-- BEGIN --
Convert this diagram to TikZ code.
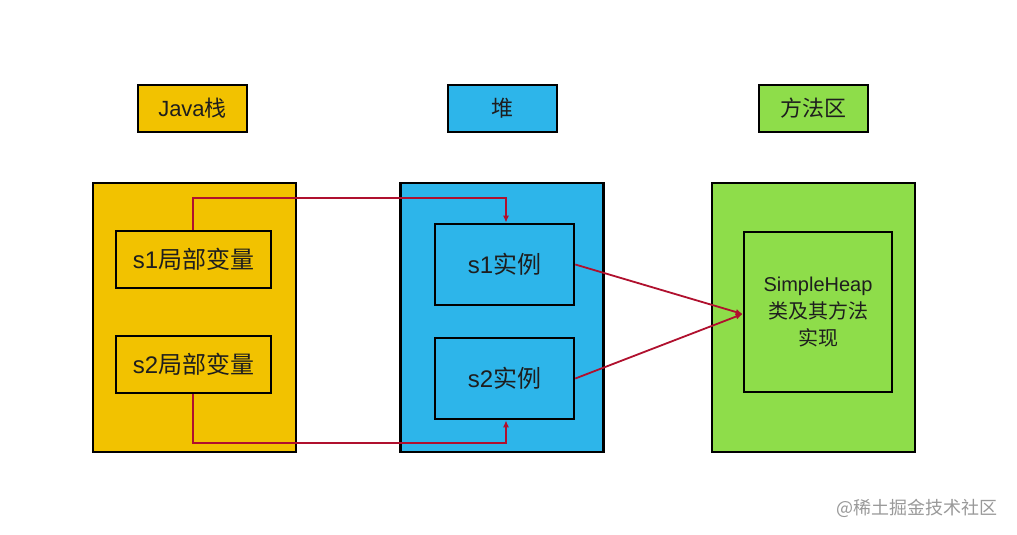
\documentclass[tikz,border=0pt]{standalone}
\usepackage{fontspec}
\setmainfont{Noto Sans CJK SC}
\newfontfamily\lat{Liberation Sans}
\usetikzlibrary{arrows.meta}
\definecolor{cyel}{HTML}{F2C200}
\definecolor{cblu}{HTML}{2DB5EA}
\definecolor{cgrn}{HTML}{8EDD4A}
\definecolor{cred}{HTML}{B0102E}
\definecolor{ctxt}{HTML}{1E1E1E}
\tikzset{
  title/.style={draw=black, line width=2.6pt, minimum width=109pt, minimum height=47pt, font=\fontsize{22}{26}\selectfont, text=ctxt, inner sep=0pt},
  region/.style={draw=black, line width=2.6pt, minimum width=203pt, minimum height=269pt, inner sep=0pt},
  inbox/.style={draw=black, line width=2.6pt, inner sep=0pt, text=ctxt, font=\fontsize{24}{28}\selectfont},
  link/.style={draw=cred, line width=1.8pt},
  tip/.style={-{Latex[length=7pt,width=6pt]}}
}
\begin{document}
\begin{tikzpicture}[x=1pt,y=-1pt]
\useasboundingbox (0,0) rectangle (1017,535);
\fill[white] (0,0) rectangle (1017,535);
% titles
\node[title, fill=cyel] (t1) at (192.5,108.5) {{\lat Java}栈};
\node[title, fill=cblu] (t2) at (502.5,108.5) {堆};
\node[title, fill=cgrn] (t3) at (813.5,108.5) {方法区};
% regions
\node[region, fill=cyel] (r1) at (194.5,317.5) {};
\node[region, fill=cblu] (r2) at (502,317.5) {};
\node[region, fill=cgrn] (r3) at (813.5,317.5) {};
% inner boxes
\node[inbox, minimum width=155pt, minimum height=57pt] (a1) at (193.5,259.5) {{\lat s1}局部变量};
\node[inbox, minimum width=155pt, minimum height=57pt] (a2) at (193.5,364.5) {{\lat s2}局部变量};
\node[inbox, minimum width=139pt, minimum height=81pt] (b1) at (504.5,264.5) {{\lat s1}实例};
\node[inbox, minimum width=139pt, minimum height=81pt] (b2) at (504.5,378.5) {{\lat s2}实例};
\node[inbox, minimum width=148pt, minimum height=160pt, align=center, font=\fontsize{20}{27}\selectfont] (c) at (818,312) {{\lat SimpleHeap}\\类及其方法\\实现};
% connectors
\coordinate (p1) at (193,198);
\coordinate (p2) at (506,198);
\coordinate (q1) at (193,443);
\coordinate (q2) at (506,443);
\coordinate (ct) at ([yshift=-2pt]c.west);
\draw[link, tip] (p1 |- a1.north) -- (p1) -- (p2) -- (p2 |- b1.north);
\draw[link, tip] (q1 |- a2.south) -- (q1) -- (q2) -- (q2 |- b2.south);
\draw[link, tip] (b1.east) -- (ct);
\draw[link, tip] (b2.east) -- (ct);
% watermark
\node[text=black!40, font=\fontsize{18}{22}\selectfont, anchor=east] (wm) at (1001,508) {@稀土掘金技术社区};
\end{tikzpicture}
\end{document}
-- END --
## TASK OBJECTIVE
Write the full listing out again with every line unchanged, but include no pictures.

## FULL RESPONSE
Convert this diagram to TikZ code.
\documentclass[tikz,border=0pt]{standalone}
\usepackage{fontspec}
\setmainfont{Noto Sans CJK SC}
\newfontfamily\lat{Liberation Sans}
\usetikzlibrary{arrows.meta}
\definecolor{cyel}{HTML}{F2C200}
\definecolor{cblu}{HTML}{2DB5EA}
\definecolor{cgrn}{HTML}{8EDD4A}
\definecolor{cred}{HTML}{B0102E}
\definecolor{ctxt}{HTML}{1E1E1E}
\tikzset{
  title/.style={draw=black, line width=2.6pt, minimum width=109pt, minimum height=47pt, font=\fontsize{22}{26}\selectfont, text=ctxt, inner sep=0pt},
  region/.style={draw=black, line width=2.6pt, minimum width=203pt, minimum height=269pt, inner sep=0pt},
  inbox/.style={draw=black, line width=2.6pt, inner sep=0pt, text=ctxt, font=\fontsize{24}{28}\selectfont},
  link/.style={draw=cred, line width=1.8pt},
  tip/.style={-{Latex[length=7pt,width=6pt]}}
}
\begin{document}
\begin{tikzpicture}[x=1pt,y=-1pt]
\useasboundingbox (0,0) rectangle (1017,535);
\fill[white] (0,0) rectangle (1017,535);
% titles
\node[title, fill=cyel] (t1) at (192.5,108.5) {{\lat Java}栈};
\node[title, fill=cblu] (t2) at (502.5,108.5) {堆};
\node[title, fill=cgrn] (t3) at (813.5,108.5) {方法区};
% regions
\node[region, fill=cyel] (r1) at (194.5,317.5) {};
\node[region, fill=cblu] (r2) at (502,317.5) {};
\node[region, fill=cgrn] (r3) at (813.5,317.5) {};
% inner boxes
\node[inbox, minimum width=155pt, minimum height=57pt] (a1) at (193.5,259.5) {{\lat s1}局部变量};
\node[inbox, minimum width=155pt, minimum height=57pt] (a2) at (193.5,364.5) {{\lat s2}局部变量};
\node[inbox, minimum width=139pt, minimum height=81pt] (b1) at (504.5,264.5) {{\lat s1}实例};
\node[inbox, minimum width=139pt, minimum height=81pt] (b2) at (504.5,378.5) {{\lat s2}实例};
\node[inbox, minimum width=148pt, minimum height=160pt, align=center, font=\fontsize{20}{27}\selectfont] (c) at (818,312) {{\lat SimpleHeap}\\类及其方法\\实现};
% connectors
\coordinate (p1) at (193,198);
\coordinate (p2) at (506,198);
\coordinate (q1) at (193,443);
\coordinate (q2) at (506,443);
\coordinate (ct) at ([yshift=-2pt]c.west);
\draw[link, tip] (p1 |- a1.north) -- (p1) -- (p2) -- (p2 |- b1.north);
\draw[link, tip] (q1 |- a2.south) -- (q1) -- (q2) -- (q2 |- b2.south);
\draw[link, tip] (b1.east) -- (ct);
\draw[link, tip] (b2.east) -- (ct);
% watermark
\node[text=black!40, font=\fontsize{18}{22}\selectfont, anchor=east] (wm) at (1001,508) {@稀土掘金技术社区};
\end{tikzpicture}
\end{document}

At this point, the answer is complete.